TASK DETAILS
Extract the listing below in full, unchanged.

INFORMATION SHOWN
■ ■ ■ ■ ■ ■ ■
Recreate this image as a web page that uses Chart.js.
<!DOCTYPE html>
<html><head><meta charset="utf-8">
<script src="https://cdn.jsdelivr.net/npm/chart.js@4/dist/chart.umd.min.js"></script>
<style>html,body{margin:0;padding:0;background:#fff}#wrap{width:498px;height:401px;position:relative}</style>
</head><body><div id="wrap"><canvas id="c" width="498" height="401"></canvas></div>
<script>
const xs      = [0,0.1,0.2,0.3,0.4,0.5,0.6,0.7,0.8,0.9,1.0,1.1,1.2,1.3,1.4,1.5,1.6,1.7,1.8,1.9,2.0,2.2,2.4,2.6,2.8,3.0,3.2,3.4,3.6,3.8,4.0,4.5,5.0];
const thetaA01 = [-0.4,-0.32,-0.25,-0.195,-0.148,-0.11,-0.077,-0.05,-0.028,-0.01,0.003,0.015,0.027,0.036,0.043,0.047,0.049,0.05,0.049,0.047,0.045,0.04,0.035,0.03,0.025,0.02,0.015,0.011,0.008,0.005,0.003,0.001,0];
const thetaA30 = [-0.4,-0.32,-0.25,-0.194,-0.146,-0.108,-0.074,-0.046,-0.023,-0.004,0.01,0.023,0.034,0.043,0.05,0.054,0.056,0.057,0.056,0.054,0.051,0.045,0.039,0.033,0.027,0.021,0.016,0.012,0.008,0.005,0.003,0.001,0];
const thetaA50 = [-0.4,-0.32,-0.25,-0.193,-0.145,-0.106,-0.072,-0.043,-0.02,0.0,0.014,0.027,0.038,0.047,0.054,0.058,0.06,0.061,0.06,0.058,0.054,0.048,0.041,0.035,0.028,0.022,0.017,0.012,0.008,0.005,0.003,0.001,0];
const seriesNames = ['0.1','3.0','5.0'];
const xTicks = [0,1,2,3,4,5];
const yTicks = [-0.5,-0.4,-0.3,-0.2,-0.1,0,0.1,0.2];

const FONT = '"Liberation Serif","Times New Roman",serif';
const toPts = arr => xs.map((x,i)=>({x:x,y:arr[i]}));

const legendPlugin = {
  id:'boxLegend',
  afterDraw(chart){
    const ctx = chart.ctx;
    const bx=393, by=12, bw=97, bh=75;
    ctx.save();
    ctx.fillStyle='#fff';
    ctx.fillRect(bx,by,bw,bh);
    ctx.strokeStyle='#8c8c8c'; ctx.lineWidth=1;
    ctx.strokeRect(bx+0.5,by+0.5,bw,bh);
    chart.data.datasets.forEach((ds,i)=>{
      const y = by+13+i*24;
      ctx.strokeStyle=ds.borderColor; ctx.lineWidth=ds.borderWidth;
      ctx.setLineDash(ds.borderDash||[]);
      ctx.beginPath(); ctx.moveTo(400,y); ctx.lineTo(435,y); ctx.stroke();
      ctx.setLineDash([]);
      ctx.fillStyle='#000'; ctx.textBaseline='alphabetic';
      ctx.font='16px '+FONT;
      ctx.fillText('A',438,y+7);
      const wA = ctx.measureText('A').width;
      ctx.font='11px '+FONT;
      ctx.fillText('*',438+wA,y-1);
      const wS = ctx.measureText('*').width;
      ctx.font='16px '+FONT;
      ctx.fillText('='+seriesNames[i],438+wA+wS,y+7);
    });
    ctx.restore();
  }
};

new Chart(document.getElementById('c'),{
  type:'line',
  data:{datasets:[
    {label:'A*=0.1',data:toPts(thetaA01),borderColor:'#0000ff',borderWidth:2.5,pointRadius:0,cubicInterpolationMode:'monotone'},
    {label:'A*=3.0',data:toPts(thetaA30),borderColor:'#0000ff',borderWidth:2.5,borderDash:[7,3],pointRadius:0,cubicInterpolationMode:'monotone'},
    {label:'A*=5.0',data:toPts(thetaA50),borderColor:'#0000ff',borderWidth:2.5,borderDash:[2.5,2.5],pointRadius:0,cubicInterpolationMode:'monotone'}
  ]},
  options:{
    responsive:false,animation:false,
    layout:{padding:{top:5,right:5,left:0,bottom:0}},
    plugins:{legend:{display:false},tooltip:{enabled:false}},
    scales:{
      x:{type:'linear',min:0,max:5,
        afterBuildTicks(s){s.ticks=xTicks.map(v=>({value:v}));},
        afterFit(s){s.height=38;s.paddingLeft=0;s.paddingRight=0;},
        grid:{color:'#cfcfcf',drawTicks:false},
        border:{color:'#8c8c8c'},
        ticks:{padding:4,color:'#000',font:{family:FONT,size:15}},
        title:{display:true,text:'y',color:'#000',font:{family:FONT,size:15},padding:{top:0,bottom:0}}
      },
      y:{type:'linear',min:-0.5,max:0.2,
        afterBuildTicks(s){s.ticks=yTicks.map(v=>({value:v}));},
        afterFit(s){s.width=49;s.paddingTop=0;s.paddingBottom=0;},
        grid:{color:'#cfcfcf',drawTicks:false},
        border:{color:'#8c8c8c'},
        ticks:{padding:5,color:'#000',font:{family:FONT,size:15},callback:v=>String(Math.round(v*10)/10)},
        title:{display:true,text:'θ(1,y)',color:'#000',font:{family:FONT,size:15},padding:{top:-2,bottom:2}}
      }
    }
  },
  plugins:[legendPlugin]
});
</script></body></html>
■ ■ ■ ■ ■ ■ ■
RESULT FOR THIS TASK
Recreate this image as a web page that uses Chart.js.
<!DOCTYPE html>
<html><head><meta charset="utf-8">
<script src="https://cdn.jsdelivr.net/npm/chart.js@4/dist/chart.umd.min.js"></script>
<style>html,body{margin:0;padding:0;background:#fff}#wrap{width:498px;height:401px;position:relative}</style>
</head><body><div id="wrap"><canvas id="c" width="498" height="401"></canvas></div>
<script>
const xs      = [0,0.1,0.2,0.3,0.4,0.5,0.6,0.7,0.8,0.9,1.0,1.1,1.2,1.3,1.4,1.5,1.6,1.7,1.8,1.9,2.0,2.2,2.4,2.6,2.8,3.0,3.2,3.4,3.6,3.8,4.0,4.5,5.0];
const thetaA01 = [-0.4,-0.32,-0.25,-0.195,-0.148,-0.11,-0.077,-0.05,-0.028,-0.01,0.003,0.015,0.027,0.036,0.043,0.047,0.049,0.05,0.049,0.047,0.045,0.04,0.035,0.03,0.025,0.02,0.015,0.011,0.008,0.005,0.003,0.001,0];
const thetaA30 = [-0.4,-0.32,-0.25,-0.194,-0.146,-0.108,-0.074,-0.046,-0.023,-0.004,0.01,0.023,0.034,0.043,0.05,0.054,0.056,0.057,0.056,0.054,0.051,0.045,0.039,0.033,0.027,0.021,0.016,0.012,0.008,0.005,0.003,0.001,0];
const thetaA50 = [-0.4,-0.32,-0.25,-0.193,-0.145,-0.106,-0.072,-0.043,-0.02,0.0,0.014,0.027,0.038,0.047,0.054,0.058,0.06,0.061,0.06,0.058,0.054,0.048,0.041,0.035,0.028,0.022,0.017,0.012,0.008,0.005,0.003,0.001,0];
const seriesNames = ['0.1','3.0','5.0'];
const xTicks = [0,1,2,3,4,5];
const yTicks = [-0.5,-0.4,-0.3,-0.2,-0.1,0,0.1,0.2];

const FONT = '"Liberation Serif","Times New Roman",serif';
const toPts = arr => xs.map((x,i)=>({x:x,y:arr[i]}));

const legendPlugin = {
  id:'boxLegend',
  afterDraw(chart){
    const ctx = chart.ctx;
    const bx=393, by=12, bw=97, bh=75;
    ctx.save();
    ctx.fillStyle='#fff';
    ctx.fillRect(bx,by,bw,bh);
    ctx.strokeStyle='#8c8c8c'; ctx.lineWidth=1;
    ctx.strokeRect(bx+0.5,by+0.5,bw,bh);
    chart.data.datasets.forEach((ds,i)=>{
      const y = by+13+i*24;
      ctx.strokeStyle=ds.borderColor; ctx.lineWidth=ds.borderWidth;
      ctx.setLineDash(ds.borderDash||[]);
      ctx.beginPath(); ctx.moveTo(400,y); ctx.lineTo(435,y); ctx.stroke();
      ctx.setLineDash([]);
      ctx.fillStyle='#000'; ctx.textBaseline='alphabetic';
      ctx.font='16px '+FONT;
      ctx.fillText('A',438,y+7);
      const wA = ctx.measureText('A').width;
      ctx.font='11px '+FONT;
      ctx.fillText('*',438+wA,y-1);
      const wS = ctx.measureText('*').width;
      ctx.font='16px '+FONT;
      ctx.fillText('='+seriesNames[i],438+wA+wS,y+7);
    });
    ctx.restore();
  }
};

new Chart(document.getElementById('c'),{
  type:'line',
  data:{datasets:[
    {label:'A*=0.1',data:toPts(thetaA01),borderColor:'#0000ff',borderWidth:2.5,pointRadius:0,cubicInterpolationMode:'monotone'},
    {label:'A*=3.0',data:toPts(thetaA30),borderColor:'#0000ff',borderWidth:2.5,borderDash:[7,3],pointRadius:0,cubicInterpolationMode:'monotone'},
    {label:'A*=5.0',data:toPts(thetaA50),borderColor:'#0000ff',borderWidth:2.5,borderDash:[2.5,2.5],pointRadius:0,cubicInterpolationMode:'monotone'}
  ]},
  options:{
    responsive:false,animation:false,
    layout:{padding:{top:5,right:5,left:0,bottom:0}},
    plugins:{legend:{display:false},tooltip:{enabled:false}},
    scales:{
      x:{type:'linear',min:0,max:5,
        afterBuildTicks(s){s.ticks=xTicks.map(v=>({value:v}));},
        afterFit(s){s.height=38;s.paddingLeft=0;s.paddingRight=0;},
        grid:{color:'#cfcfcf',drawTicks:false},
        border:{color:'#8c8c8c'},
        ticks:{padding:4,color:'#000',font:{family:FONT,size:15}},
        title:{display:true,text:'y',color:'#000',font:{family:FONT,size:15},padding:{top:0,bottom:0}}
      },
      y:{type:'linear',min:-0.5,max:0.2,
        afterBuildTicks(s){s.ticks=yTicks.map(v=>({value:v}));},
        afterFit(s){s.width=49;s.paddingTop=0;s.paddingBottom=0;},
        grid:{color:'#cfcfcf',drawTicks:false},
        border:{color:'#8c8c8c'},
        ticks:{padding:5,color:'#000',font:{family:FONT,size:15},callback:v=>String(Math.round(v*10)/10)},
        title:{display:true,text:'θ(1,y)',color:'#000',font:{family:FONT,size:15},padding:{top:-2,bottom:2}}
      }
    }
  },
  plugins:[legendPlugin]
});
</script></body></html>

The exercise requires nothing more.